According to Narang, "The word 'Proficorn' was recently coined, because more and more investors are looking at profit-making or even companies which are at a break-even point. Companies with a proven business model, sustained growth, and innovative solutions are more likely to attract investment in the current scenario.
The sector that raised the most money in Q12023 was B2C (business to customer) e-commerce sector. The companies in this sector raised $2.7 billion and sectors like payments, fashion tech, internet, and B2C fashion e-commerce followed the trend. However, the Tracxn report revealed that last year in the same quarter, the maximum funding round was led by SaaS companies (software as a service) and enterprise software companies which had an equal amount of funding worth $2.4 billion each. Meanwhile, marketplace businesses raised $2.4 billion in the first three months of last year, making it the second top industry.
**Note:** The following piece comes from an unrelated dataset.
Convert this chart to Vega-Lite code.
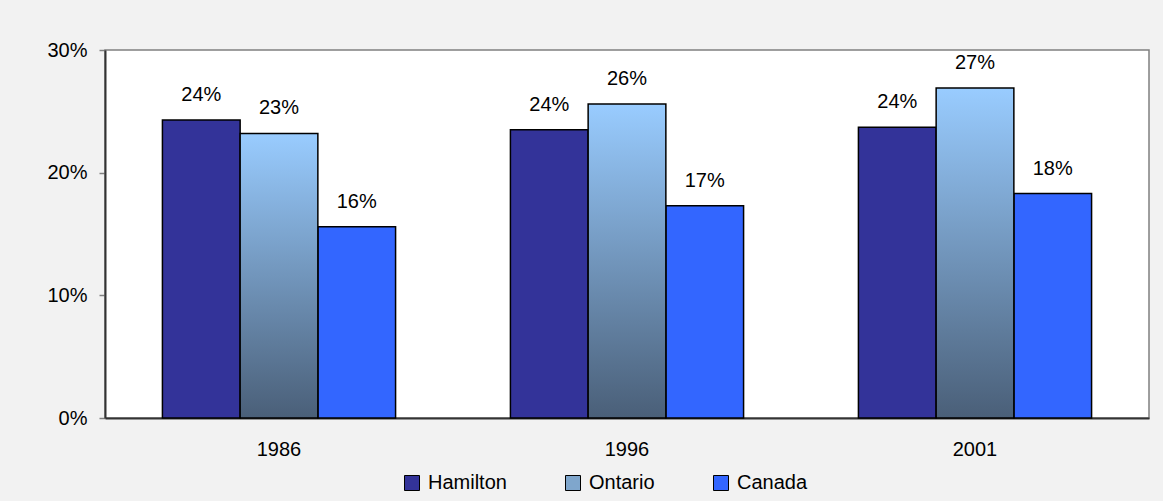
{
  "$schema": "https://vega.github.io/schema/vega-lite/v6.json",
  "width": 1044,
  "height": 368,
  "autosize": {"type": "none"},
  "padding": {"left": 105, "top": 50, "right": 14, "bottom": 83},
  "background": "#f2f2f2",
  "config": {
    "font": "Liberation Sans",
    "view": {"fill": "white", "stroke": "#808080", "strokeWidth": 1.5},
    "axis": {"labelFont": "Liberation Sans", "labelFontSize": 20, "labelColor": "black", "grid": false, "title": null}
  },
  "data": {
    "values": [
      {"year": "1986", "series": "Hamilton", "value": 0.243},
      {"year": "1986", "series": "Ontario", "value": 0.232},
      {"year": "1986", "series": "Canada", "value": 0.156},
      {"year": "1996", "series": "Hamilton", "value": 0.235},
      {"year": "1996", "series": "Ontario", "value": 0.256},
      {"year": "1996", "series": "Canada", "value": 0.173},
      {"year": "2001", "series": "Hamilton", "value": 0.237},
      {"year": "2001", "series": "Ontario", "value": 0.269},
      {"year": "2001", "series": "Canada", "value": 0.183}
    ]
  },
  "encoding": {
    "x": {
      "field": "year", "type": "nominal",
      "scale": {"paddingInner": 0.33, "paddingOuter": 0.165},
      "axis": {"labelAngle": 0, "ticks": false, "labelPadding": 21, "domainColor": "#333333", "domainWidth": 2}
    },
    "xOffset": {
      "field": "series", "type": "nominal",
      "scale": {"domain": ["Hamilton", "Ontario", "Canada"], "paddingInner": 0, "paddingOuter": 0}
    },
    "y": {
      "field": "value", "type": "quantitative",
      "scale": {"domain": [0, 0.3], "nice": false},
      "axis": {"values": [0, 0.1, 0.2, 0.3], "format": ".0%", "tickSize": 6, "tickColor": "#808080", "tickWidth": 1.5, "labelPadding": 12, "domainColor": "#333333", "domainWidth": 2}
    }
  },
  "layer": [
    {
      "transform": [{"filter": "datum.series !== 'Ontario'"}],
      "mark": {"type": "bar", "stroke": "black", "strokeWidth": 1.5},
      "encoding": {
        "color": {
          "field": "series", "type": "nominal",
          "scale": {"domain": ["Hamilton", "Ontario", "Canada"], "range": ["#333399", "#7fa6cc", "#3366ff"]},
          "legend": {
            "orient": "none", "legendX": 297, "legendY": 423, "direction": "horizontal",
            "title": null, "symbolType": "square", "symbolSize": 225,
            "symbolStrokeColor": "black", "symbolStrokeWidth": 1,
            "labelFontSize": 20, "labelFont": "Liberation Sans", "labelColor": "black",
            "labelOffset": 6, "columnPadding": 56
          }
        }
      }
    },
    {
      "transform": [{"filter": "datum.series === 'Ontario'"}],
      "mark": {
        "type": "bar", "stroke": "black", "strokeWidth": 1.5,
        "fill": {"gradient": "linear", "x1": 0, "y1": 0, "x2": 0, "y2": 1,
          "stops": [{"offset": 0, "color": "#99ccff"}, {"offset": 1, "color": "#4a5f78"}]}
      }
    },
    {
      "mark": {"type": "text", "baseline": "alphabetic", "dy": -19, "fontSize": 20, "font": "Liberation Sans", "color": "black"},
      "encoding": {"text": {"field": "value", "type": "quantitative", "format": ".0%"}}
    }
  ]
}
The B2C e-commerce companies include Amazon, Flipkart, FirstCry, Paytm Mall, Myntra, Snapdeal, 1mg, Pepperfry, BookMyShow, and Nykaa among many others.
While investors wait for values to rationalise, experts in the industry anticipate that the slowdown will persist, at least in the short term.
However, Vaibhav Totuka, co-founder of Qubit Capital says, “Investors are still investing as they have a lot of dry powder to invest but now they are more cautious and having deeper diligence towards a clear path to sustainability and profitability and not just burning money insanely. Investors’ focus will be more on profitability now,”
According to a recent study by PwC, business-to-consumer (B2C) were the fastest-growing companies to become unicorns while software-as-a-service (SaaS) sectors take approximately 10 years to reach the $1 billion valuation milestone.
SaaS industry has around 20 unicorns currently while fintech came second in the PwC’s CY22 Start-up Perspectives report.
“Some tech companies have already begun to shift their focus towards profitability, as evidenced by the recent wave of IPOs and acquisitions in the industry. In particular, companies in the software-as-a-service (SaaS) space have been working to improve their unit economics and reduce their customer acquisition costs to become profitable,” Nilesh Satpute, founder & CEO, Applied Cloud Computing.
Within the technology sector, areas such as software development, artificial intelligence, and blockchain have attracted significant interest from investors. Meanwhile, e-commerce companies in areas such as online retail, grocery delivery, and online travel booking have also been popular targets for funding, according to Satpute.